The latest issue of Health Affairs is all about Mental Health Issues. Needless to say, I'm thoroughly excited to see what they have to offer. As soon as I have some time I'll be writing about the articles I find interesting. YAY.
People often wonder why our health care costs are spiraling out of control in America. Studies like these lend insight:
Since its inception 13 years ago, the Children's Health Study has
indicated that air pollution in Southern California communities reduces
lung growth and development, raises the risk of developing asthma, and
increases school absences due to respiratory illnesses. The latest
finding from the study team zeroes in on the impact of exposure to
traffic-related pollutants at home, and shows that kindergarten and
first-grade students who lived near busy roads experienced a higher
prevalence of asthma.
Asthma is a costly disease to treat and the American lifestyle of driving everywhere and delivering goods in smoke-belching 18-wheelers, with its attendant air pollution, is a driver of asthma in kids. My favorite part of California Healthline's Reporting of the story is their last line:
Study leader Rob McConnell of the Keck School of
Medicine at the University of Southern California said it is unclear
what residents living near busy roads can do to reduce their risk of
Good luck guys, you're on your own. Unless of course you can afford to move to a higher-priced home that's further from a major freeway.
Throw in the diabetes epidemic caused by diets rich in refined carbohydrates and sedentary lifestyles, and it's easy to see why we spend so much on health care for such poor results. We live horrible lifestyles that make us sick. Single payer can help, but the underlying outlook is still poor, no matter how well-coordinated care is or how much more efficient the system of treating these illneses becomes. As studies like these show, we have a lot of work to do from a public health standpoint before single payer will deliver us to the promised land.
The Houston Chronicle reports that an increasing number of doctors are opting out of accepting managed care contracts and going "off the grid" so to speak. The typical such doctor has been in practice for over 20 years, is in a 1- or 2-doctor office, or is not board certified in their specialty, making them less desirable to managed care networks. Currently, over 11% of all providers does not belong to any managed care networks.
A main reason these doctors are not interested in managed care is because of the administrative burden membership presents. The average doctor who is contracted with more than one health plan is contracted with 12. 12 health plans!! That's 12 different credentialing applications that need to be submitted, 12 different contracts to maintain, and 12 different sets of claim idiosyncracies to master. No wonder your average doctor dreams of the nirvana of not having to deal with all that hassle. But only the doctors who have been in practice long enough to develop a large patient base and an outstanding reputation can survive on patient payments alone.
Hmm... how could we reduce the administrative burden placed upon providers? I know! How about a single-payer system that is completely uniform? Maybe the government could contract with providers in a single point of entry into the system.

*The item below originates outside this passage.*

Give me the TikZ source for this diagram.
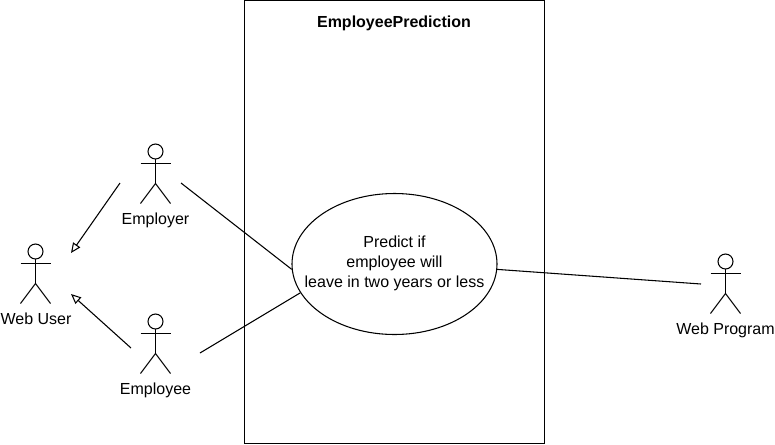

Then the government could also fund 5 or 6 health plans with uniform benefit designs which compete for members based on service.
People who are opposed to single-payer say that competition is vital to improving the system as a whole. But this study comes as compelling evidence that the competition itself creates so much inefficiency that the system is losing some of its best providers. There will always be some doctors who will take payments only from the patients themselves (plastic surgeons come to mind), but 11%? Add this to the costs of a disjointed healthcare system loaded with inefficiencies.
I haven't posted in a while, it's been a busy week. Luckily, I've been storing up posts I wanted to make.
First, Sen. Olympia Snow, (R-Maine) is considering an amendment to the Association Health Plan Bill that might address some of the concerns mentioned in my previous post on the subject, namely that the bill would allow AHPs to be exempt from state regulations which provide protections to health plan members. Snow's amendment would mandate that all offered benefit packages would have all benefits offered in at least two thirds of the states. Snow says that this amendment would help attract Democrats and moderate Republicans (they still exist?) to approve a bill that has received heavy opposition from the American Cancer Society (becauses mammograms wouldn't be mandated) and AARP (because the bill allows discrimination against older and sicker workers).
The only problem now is Joe Paduda's comment at Managed Care Matters. Joe thinks that because there is such a pervasive oligarchy in health care, bargaining power is something of a mirage in healthcare today. If there is only one major insurer in your market, it doesn't matter how much clout you have, the insurer knows you're a captive audience and doesn't have to bargain down to get your business. Accordingly, the only benefit keeping prices down is the economies of scale that might result with a larger contract compared to a smaller contract. But then, the small companies would still have to be administrated separately, thus eliminating many of the economy of scale benefits as well.
So... this amendment may kill the ability for AHPs to save small businesses money in the insurance market (though I still think there would be small savings), but without it, it likely won't get passed. We'll have to see how it plays out.